Exact 3-D Stress and Stiffness Analysis of Functionally Graded Sandwich Plates Using Sampling Surfaces Method

In the present work, the three-dimensional analysis for the deflection and stress distributions of functionally graded ceramic–metal sandwich plates is developed based on the method of sampling surfaces (SaS). In accordance with this method, into each layer of the plate, reference surfaces that are not equally spaced and are parallel to the mid-surface of the plate are introduced, and the displacement vectors of these surfaces are chosen as unknown functions. Such a choice allows the representation of the governing equations of the proposed higher order layer-wise plate theory in a very compact form and also permits the derivation of strain–displacement relationships correctly describing all motions including the rigid-body motions of the functionally graded plate.

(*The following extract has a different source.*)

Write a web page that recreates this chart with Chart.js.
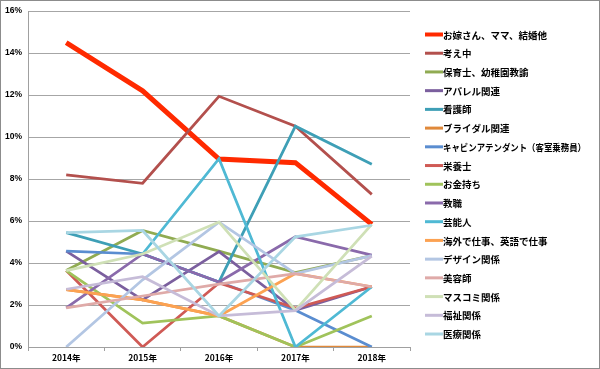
<!DOCTYPE html>
<html><head><meta charset="utf-8">
<script src="https://cdn.jsdelivr.net/npm/chart.js@4.4.1/dist/chart.umd.min.js"></script>
<style>html,body{margin:0;padding:0;background:#fff}#c{display:block}</style>
</head><body>
<div style="width:600px;height:369px"><canvas id="c" width="600" height="369"></canvas></div>
<script>
const years = ["2014年","2015年","2016年","2017年","2018年"];
const seriesNames = ["お嫁さん、ママ、結婚他","考え中","保育士、幼稚園教諭","アパレル関連","看護師","ブライダル関連","キャビンアテンダント（客室乗務員）","栄養士","お金持ち","教職","芸能人","海外で仕事、英語で仕事","デザイン関係","美容師","マスコミ関係","福祉関係","医療関係"];
const yoma   = [14.5, 12.2, 8.95, 8.78, 5.84];
const kangae = [8.2, 7.8, 11.94, 10.52, 7.27];
const hoiku  = [3.64, 5.55, 4.57, 3.54, 4.35];
const apparel= [4.57, 2.24, 4.54, 1.75, 2.87];
const kango  = [5.45, 4.43, 3.1, 10.52, 8.7];
const bridal = [2.73, 2.24, 1.48, 0, 0];
const cabin  = [4.57, 4.43, 3.1, 1.75, 0];
const eiyou  = [3.64, 0, 3.05, 1.86, 2.87];
const okane  = [3.64, 1.14, 1.48, 0, 1.48];
const kyoshoku=[1.86, 4.43, 3.1, 5.25, 4.38];
const geinou = [null, 4.43, 8.97, 0, 2.87];
const kaigai = [2.73, 2.24, 1.48, 3.5, 2.87];
const design = [0, 3.2, 5.95, 3.5, 4.35];
const biyou  = [1.86, 2.43, 3.0, 3.5, 2.87];
const masukomi=[3.64, 4.43, 5.95, 1.75, 5.84];
const fukushi= [2.75, 3.35, 1.48, 1.73, 4.33];
const iryou  = [5.45, 5.55, 1.48, 5.25, 5.8];
const yTicks = [0,2,4,6,8,10,12,14,16];

const values = [yoma,kangae,hoiku,apparel,kango,bridal,cabin,eiyou,okane,kyoshoku,geinou,kaigai,design,biyou,masukomi,fukushi,iryou];
const colors = ["#ff2a00","#b3504d","#90ab52","#7b5f9e","#3e9fb6","#e0893a","#5a8dd0","#cf5a55","#a0c35b","#8a6aab","#4fb9d4","#fca252","#b3c6e3","#dfaaa8","#cfe0b6","#c6bcd8","#a9d6e3"];

const datasets = values.map((v,i)=>({
  label: seriesNames[i], data: v, borderColor: colors[i], backgroundColor: colors[i],
  borderWidth: i===0?5:2.75, pointRadius:0, tension:0, fill:false, order:-i, spanGaps:false
}));

const legendPlugin = {
  id:'customLegend',
  afterDraw(chart){
    const ctx = chart.ctx;
    ctx.save();
    ctx.font = 'bold 9.5px "Noto Sans CJK JP"';
    ctx.textBaseline = 'middle';
    ctx.textAlign = 'left';
    chart.data.datasets.forEach((ds,i)=>{
      const y = 34.5 + i*18.72;
      ctx.strokeStyle = ds.borderColor; ctx.lineWidth = i===0?4:3; ctx.lineCap='butt';
      ctx.beginPath(); ctx.moveTo(425,y); ctx.lineTo(443,y); ctx.stroke();
      ctx.fillStyle = '#000';
      ctx.fillText(ds.label, 443, y+0.5, 143);
    });
    ctx.strokeStyle = '#8c8c8c'; ctx.lineWidth = 1;
    ctx.strokeRect(0.5,0.5,chart.width-1,chart.height-1);
    ctx.restore();
  }
};

new Chart(document.getElementById('c'), {
  type:'line',
  data:{labels:years, datasets},
  options:{
    responsive:false, animation:false, devicePixelRatio:1,
    layout:{padding:{top:11,right:190,left:0,bottom:0}},
    plugins:{legend:{display:false}, tooltip:{enabled:false}},
    scales:{
      x:{
        offset:true,
        grid:{display:true, drawOnChartArea:false, drawTicks:true, tickLength:4, color:'#a0a0a0', offset:true},
        border:{display:true,color:'#a0a0a0'},
        ticks:{color:'#000', font:{family:'"Noto Sans CJK JP"', size:8.5, weight:'bold'}, padding:2, maxRotation:0},
        afterFit(s){ s.height = 22; }
      },
      y:{
        min:0, max:16,
        afterBuildTicks(s){ s.ticks = yTicks.map(v=>({value:v})); },
        grid:{color:'#a6a6a6', drawTicks:false, lineWidth:1},
        border:{display:true,color:'#a0a0a0'},
        ticks:{color:'#000', font:{family:'"Liberation Sans", Arial', size:8.5, weight:'bold'}, padding:6, callback:v=>v+'%'},
        afterFit(s){ s.width = 28; }
      }
    }
  },
  plugins:[legendPlugin]
});
</script>
</body></html>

Hence the 3D elasticity problem of the thick plate is efficiently solved. The material properties of sandwich plate’s face layer are assumed to be that of a two-constituent material that vary continuously through the thickness of the face sheet according to a power law distribution of the volume fraction of the constituents. The core layer is homogeneous and made of an isotropic ceramic material. The effects of the volume fraction of the material constituents and their distribution on the deflections and, in particular, the 3-D stress distributions as well as the effects of the length-to-width and length-to-thickness ratios of the plate are investigated. Comparison of the results of the present work with the results available in existing literature is carried out for a benchmark problem. It is shown that considering large number of SaS, which are located at interfaces and Chebyshev polynomial nodes, the accuracy of the solutions can be improved significantly wherein the error will approach zero value as the total number of surfaces in each layer become very large.